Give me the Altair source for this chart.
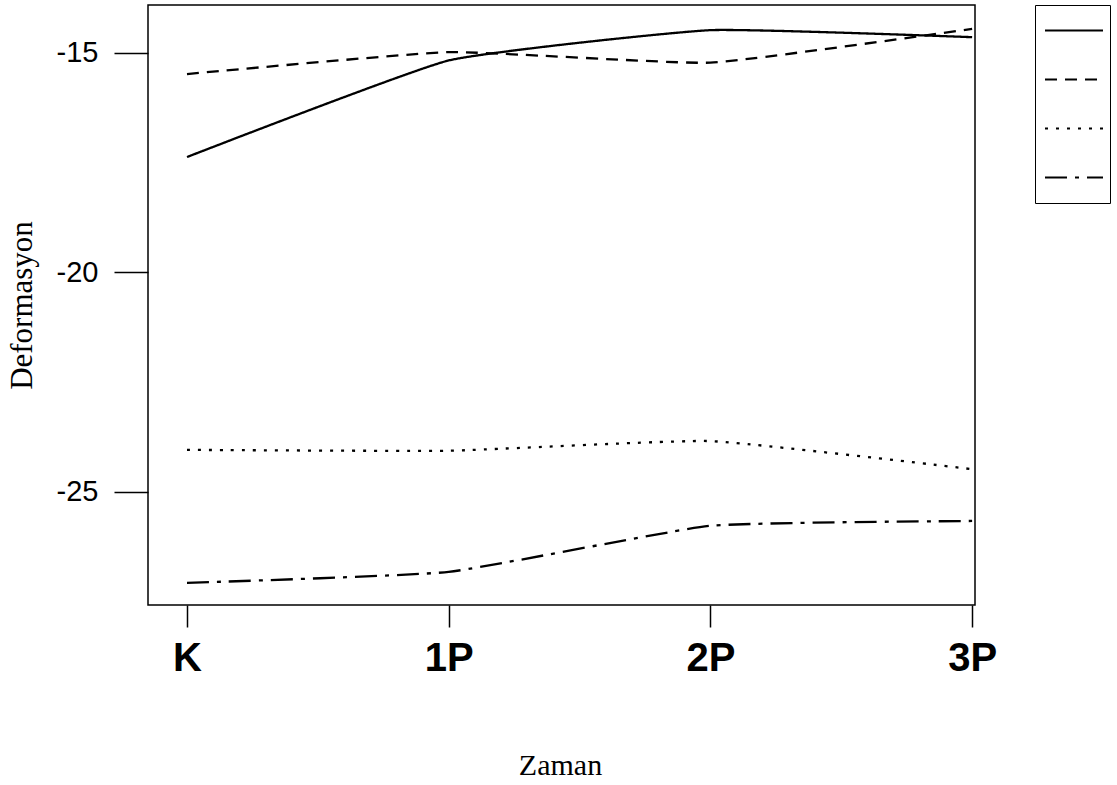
import json
import altair as alt
import pandas as pd

categories = ["K", "1P", "2P", "3P"]
series_names = ["Seri 1", "Seri 2", "Seri 3", "Seri 4"]
s1 = [-17.37, -15.17, -14.48, -14.64]
s2 = [-15.48, -14.98, -15.22, -14.45]
s3 = [-24.04, -24.06, -23.84, -24.48]
s4 = [-27.07, -26.82, -25.77, -25.66]
y_ticks = [-25, -20, -15]

rows = []
for name, vals in zip(series_names, [s1, s2, s3, s4]):
    for i, v in enumerate(vals):
        rows.append({"idx": i, "Zaman": categories[i], "val": v, "seri": name})
df = pd.DataFrame(rows)

label_expr = json.dumps(categories) + "[datum.value]"

dash_range = [[1, 0], [12, 8], [3, 8], [22, 8, 4, 8]]

chart = alt.Chart(df).mark_line(
    interpolate="cardinal", tension=0.6, color="black", strokeWidth=2.3, strokeJoin="round"
).encode(
    x=alt.X(
        "idx:Q",
        scale=alt.Scale(domain=[-0.149, 3.011], nice=False, zero=False),
        axis=alt.Axis(
            values=[0, 1, 2, 3],
            labelExpr=label_expr,
            title="Zaman",
            grid=False,
            domain=False,
            tickSize=22,
            tickWidth=1.5,
            tickColor="black",
            labelPadding=11,
            labelFont="Liberation Sans",
            labelFontSize=40,
            labelFontWeight="bold",
            labelColor="black",
            titleFont="Liberation Serif",
            titleFontSize=30,
            titleFontWeight="normal",
            titleColor="black",
            titleX=412,
            titleY=160,
            titleAlign="center",
            titleBaseline="middle",
        ),
    ),
    y=alt.Y(
        "val:Q",
        scale=alt.Scale(domain=[-27.574, -13.907], nice=False, zero=False),
        axis=alt.Axis(
            values=y_ticks,
            labelExpr="toString(datum.value)",
            title="Deformasyon",
            grid=False,
            domain=False,
            tickSize=34,
            tickWidth=1.5,
            tickColor="black",
            labelPadding=16,
            labelFont="Liberation Sans",
            labelFontSize=29,
            labelColor="black",
            titleFont="Liberation Serif",
            titleFontSize=31,
            titleFontWeight="normal",
            titleColor="black",
            titleAngle=270,
            titleX=-126,
            titleY=300,
            titleAlign="center",
            titleBaseline="middle",
        ),
    ),
    strokeDash=alt.StrokeDash(
        "seri:N",
        scale=alt.Scale(domain=series_names, range=dash_range),
        legend=alt.Legend(
            title=None,
            orient="none",
            legendX=887,
            legendY=0,
            symbolType="stroke",
            symbolSize=3364,
            symbolStrokeWidth=2,
            symbolStrokeColor="black",
            symbolOffset=7,
            clipHeight=47,
            rowPadding=2,
            padding=2,
            labelExpr="''",
            labelOffset=4,
            strokeColor="black",
            fillColor="white",
        ),
    ),
).properties(
    width=827,
    height=600,
    background="white",
    autosize=alt.AutoSizeParams(type="none"),
    padding={"left": 148, "top": 5, "right": 142, "bottom": 180},
).configure_view(
    stroke="black", strokeWidth=1.5
)

chart.save("out.html", embed_options={"renderer": "svg", "actions": False})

══════

= SET TASK =
Repeat only the lines from the beginning of the material through the line containing "y_ticks = [-25, -20, -15]", both ends kept, leaving pictures out.

= OUTPUT FOR THIS EXERCISE =
Give me the Altair source for this chart.
import json
import altair as alt
import pandas as pd

categories = ["K", "1P", "2P", "3P"]
series_names = ["Seri 1", "Seri 2", "Seri 3", "Seri 4"]
s1 = [-17.37, -15.17, -14.48, -14.64]
s2 = [-15.48, -14.98, -15.22, -14.45]
s3 = [-24.04, -24.06, -23.84, -24.48]
s4 = [-27.07, -26.82, -25.77, -25.66]
y_ticks = [-25, -20, -15]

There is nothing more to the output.